The ebb and tide of terrorism

Ahmed Eleiba , Thursday 3 Oct 2019

Ahmed Eleiba reviews the latest developments in the ongoing fight against terrorism in Sinai

The ebb and tide of terrorism
The Armed Forces continue to fight terrorism in Sinai

Eight soldiers were killed in an attack targeting the Tufaha security checkpoint near the North Sinai town of Bir Al-Abd, 80km west of Arish, on Friday. The incident occurred three months after the last attack in Arish vicinity. Eyewitnesses at the scene contacted by Al-Ahram Weekly reported that the terrorists abducted civilians and slaughtered them Islamic State (IS) style, a clear attempt to spread fear and show the organisation is still active despite the success of counter-terrorist operations in Sinai.

Soon after the attack, the Interior Ministry announced 15 gunmen had been killed in a shootout at a farm in the Al-Hos district of Arish. The clash erupted when the gunmen opened fire on security forces as they were approaching the location.

Egyptian military experts say the counter-terrorist drive has eradicated the environment in which terrorism once thrived. The openness to Islamist extremism, especially during the period from the Islamist rise in the public sphere in Egypt until the military collapse of IS in Syria and Iraq, has ended.

Despite the decline, however, terrorists remain capable of staging intermittent attacks in some areas. It also appears that more experienced fighters are making their way from combat zones where the IS state collapsed to areas neighbouring Egypt, taking advantage of unstable conditions to infiltrate Egypt. The danger was underscored by an Armed Forces’ communiqué released soon after the Bir Al-Abd attack which reported that the military had eliminated a number of four-wheel drive vehicles used by terrorists and smugglers near Egypt’s eastern, southern and western borders.

Many observers believe the greatest danger lurks across the western border where terrorists from Idlib may have infiltrated Libya with the aid of Libyan militias. Islamist militant Abdel-Hakim Belhaj is one conduit for this process.

Belhaj, who currently resides in Turkey, owns Libyan Wings Airline which, according to the Libyan National Army (LNA), operates out of Misrata and offers a readymade facility to transport terrorists and arms to militias in Libya. Egypt is likely to be one of the main destinations for the new wave of incoming terrorists which include IS and Al-Qaeda operatives who have been trained in conflict zones and who are closely connected to the intelligence agencies of countries such as Turkey and Qatar.

It is worth noting that Hisham Ashmawi, the Egyptian militant who formed one of the first terrorist groups in Sinai — recently apprehended in Libya, he was turned over to Egyptian authorities — is reported to have connections with Belhaj.

To the northeast, in spite of all the measures the Egyptian government has taken in recent years to tighten border security, shut the tunnels between Sinai and Gaza and coordinate over security with Hamas, terrorists still find ways to infiltrate Sinai. In his most recent communiqué the Egyptian Armed Forces spokesman noted that the army had destroyed 11 border tunnels. This is a sizeable number compared to previous communiqués. On 2 August, for example, only two tunnels were destroyed.

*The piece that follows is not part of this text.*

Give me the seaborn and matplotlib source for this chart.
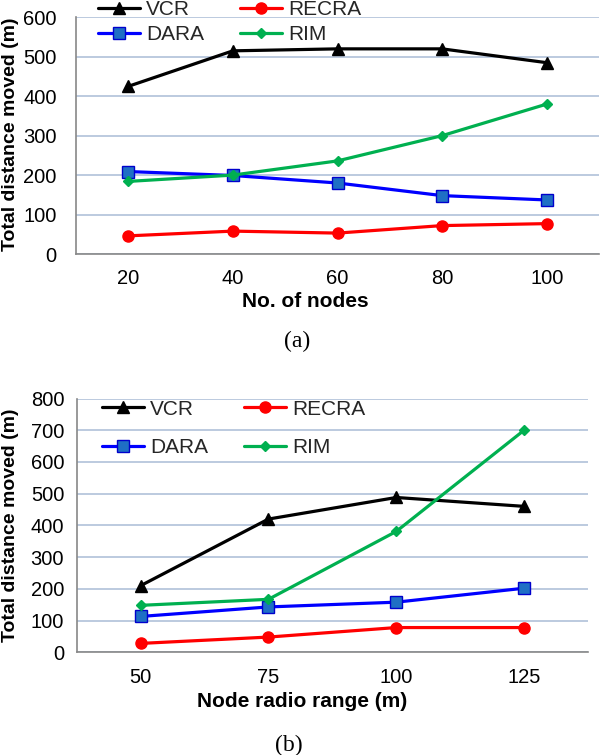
import matplotlib
matplotlib.use("Agg")
import matplotlib.pyplot as plt
import seaborn as sns
import pandas as pd

# ---- data ----
series = ["VCR", "RECRA", "DARA", "RIM"]
nodes = [20, 40, 60, 80, 100]
a_vcr = [425, 515, 520, 520, 485]
a_recra = [46, 58, 53, 72, 77]
a_dara = [209, 199, 180, 148, 137]
a_rim = [184, 200, 236, 300, 380]

ranges = [50, 75, 100, 125]
b_vcr = [210, 420, 488, 460]
b_recra = [28, 48, 78, 78]
b_dara = [113, 143, 158, 202]
b_rim = [148, 167, 381, 700]

a_yticks = [0, 100, 200, 300, 400, 500, 600]
b_yticks = [0, 100, 200, 300, 400, 500, 600, 700, 800]

sns.set_theme(style="white")
plt.rcParams['font.family'] = ['Liberation Sans', 'DejaVu Sans']

styles = {
    "VCR": dict(color="black", marker="^", markersize=8, mfc="black", mec="black"),
    "RECRA": dict(color="#FF0000", marker="o", markersize=8, mfc="#FF0000", mec="#FF0000"),
    "DARA": dict(color="#0000FF", marker="s", markersize=8, mfc="#1F6FC5", mec="#0000CC"),
    "RIM": dict(color="#00B050", marker="D", markersize=5, mfc="#00B050", mec="#00B050"),
}

fig = plt.figure(figsize=(6, 7.55), dpi=100)
W, H = 600, 755

def make_ax(left, right, top, bottom):
    return fig.add_axes([left / W, 1 - bottom / H, (right - left) / W, (bottom - top) / H])

ax_a = make_ax(76, 599, 17.3, 254)
ax_b = make_ax(76.7, 588, 398.5, 652.3)

def draw(ax, x, vals, xlim, ylim, yticks, xlabel, xlab_xy, ylab_xy, ypad, legend_xy, labelspacing):
    handles = {}
    for name, v in zip(series, vals):
        df = pd.DataFrame({"x": x, "y": v})
        st = styles[name]
        sns.lineplot(data=df, x="x", y="y", ax=ax, color=st["color"], linewidth=2.3,
                     marker=st["marker"], markersize=st["markersize"],
                     markerfacecolor=st["mfc"], markeredgecolor=st["mec"], markeredgewidth=1.0,
                     label=name, legend=False)
        handles[name] = ax.lines[-1]
    ax.set_xlim(*xlim)
    ax.set_ylim(*ylim)
    ax.set_xticks(x)
    ax.set_xticklabels([str(t) for t in x])
    ax.set_yticks(yticks)
    ax.grid(axis="y", color="#A9BCD6", linewidth=1.1)
    ax.set_axisbelow(True)
    for s in ["top", "right"]:
        ax.spines[s].set_visible(False)
    for s in ["left", "bottom"]:
        ax.spines[s].set_color("#888888")
        ax.spines[s].set_linewidth(1.2)
    ax.tick_params(axis="x", length=0, pad=11, labelsize=14.5, colors="black")
    ax.tick_params(axis="y", length=0, pad=ypad, labelsize=14.5, colors="black")
    ax.set_xlabel(xlabel, fontsize=15, fontweight="bold", color="black")
    ax.xaxis.label.set_va("center")
    ax.xaxis.set_label_coords(*xlab_xy)
    ax.set_ylabel("Total distance moved (m)", fontsize=14, fontweight="bold", color="black")
    ax.yaxis.label.set_va("center")
    ax.yaxis.set_label_coords(*ylab_xy)
    order = ["VCR", "DARA", "RECRA", "RIM"]
    fig.legend([handles[n] for n in order], order, loc="center left",
               bbox_to_anchor=legend_xy, bbox_transform=fig.transFigure,
               ncol=2, frameon=False, fontsize=15, borderpad=0, borderaxespad=0,
               handlelength=2.0, handletextpad=0.3, columnspacing=1.75,
               labelspacing=labelspacing)

draw(ax_a, nodes, [a_vcr, a_recra, a_dara, a_rim], (10, 110), (0, 600), a_yticks,
     "No. of nodes", (0.439, -0.1986), (-0.126, 0.507), 14,
     (98 / W, 1 - 22 / H), 0.30)
draw(ax_b, ranges, [b_vcr, b_recra, b_dara, b_rim], (37.5, 137.5), (0, 800), b_yticks,
     "Node radio range (m)", (0.4407, -0.1946), (-0.1304, 0.5016), 9,
     (102 / W, 1 - 428.3 / H), 0.92)

fig.text(297 / W, 1 - 341.7 / H, "(a)", family=["Liberation Serif", "DejaVu Serif"],
         fontsize=17, ha="center", va="center", color="black")
fig.text(289 / W, 1 - 745 / H, "(b)", family=["Liberation Serif", "DejaVu Serif"],
         fontsize=17, ha="center", va="center", color="black")

fig.savefig("out.png", dpi=100)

Despite the precautions Egypt has taken along its borders the instability, anarchy and the proliferation of terrorist militias in Egypt’s immediate vicinity are reason enough to believe that the terrorist phenomenon will continue for a long time to come. In Libya, above all, security agencies lack the resources and personnel capable of securing their extensive border with Egypt, let alone the vast tracts of difficult terrain beyond.

It is noteworthy, in this regard, that the last communiqué by the military spokesman mentioned that in the course of operations in Sinai the Armed Forces confiscated 13 Thuraya phones, which communicate via satellite. The army also found 50 metal detectors. A number of studies on terrorism have suggested groups affiliated with IS and Al-Qaeda select areas rich in minerals as places to establish footholds. In an operation in August the army seized 4,600 kg of stones with traces of gold in them, suggesting escalating efforts on the part of terrorist groups to search for precious metals.

The recent communiqué said the army had eliminated 118 terrorist elements in North and Central Sinai.

The Ministry of Defence launched Comprehensive Operation Sinai 2018 in February 2018. While weapons seized suggest terrorist operatives now have access to more sophisticated equipment, this is offset by falls in the terrorist groups’ ability to recruit locals as a result of the ongoing counter-terrorist operations and enhanced development programmes in the area.

The involvement of foreign intelligence agencies in supporting cells of trained and experienced operatives is also a phenomenon that Egyptian military sources note. It should also be borne in mind that counter-terrorist operations also target organised crime — drug smuggling and human trafficking — closely connected to terrorist groups, and the Armed Forces has reported increased activity in both areas.

*A version of this article appears in print in the 3 October, 2019 edition of Al-Ahram Weekly.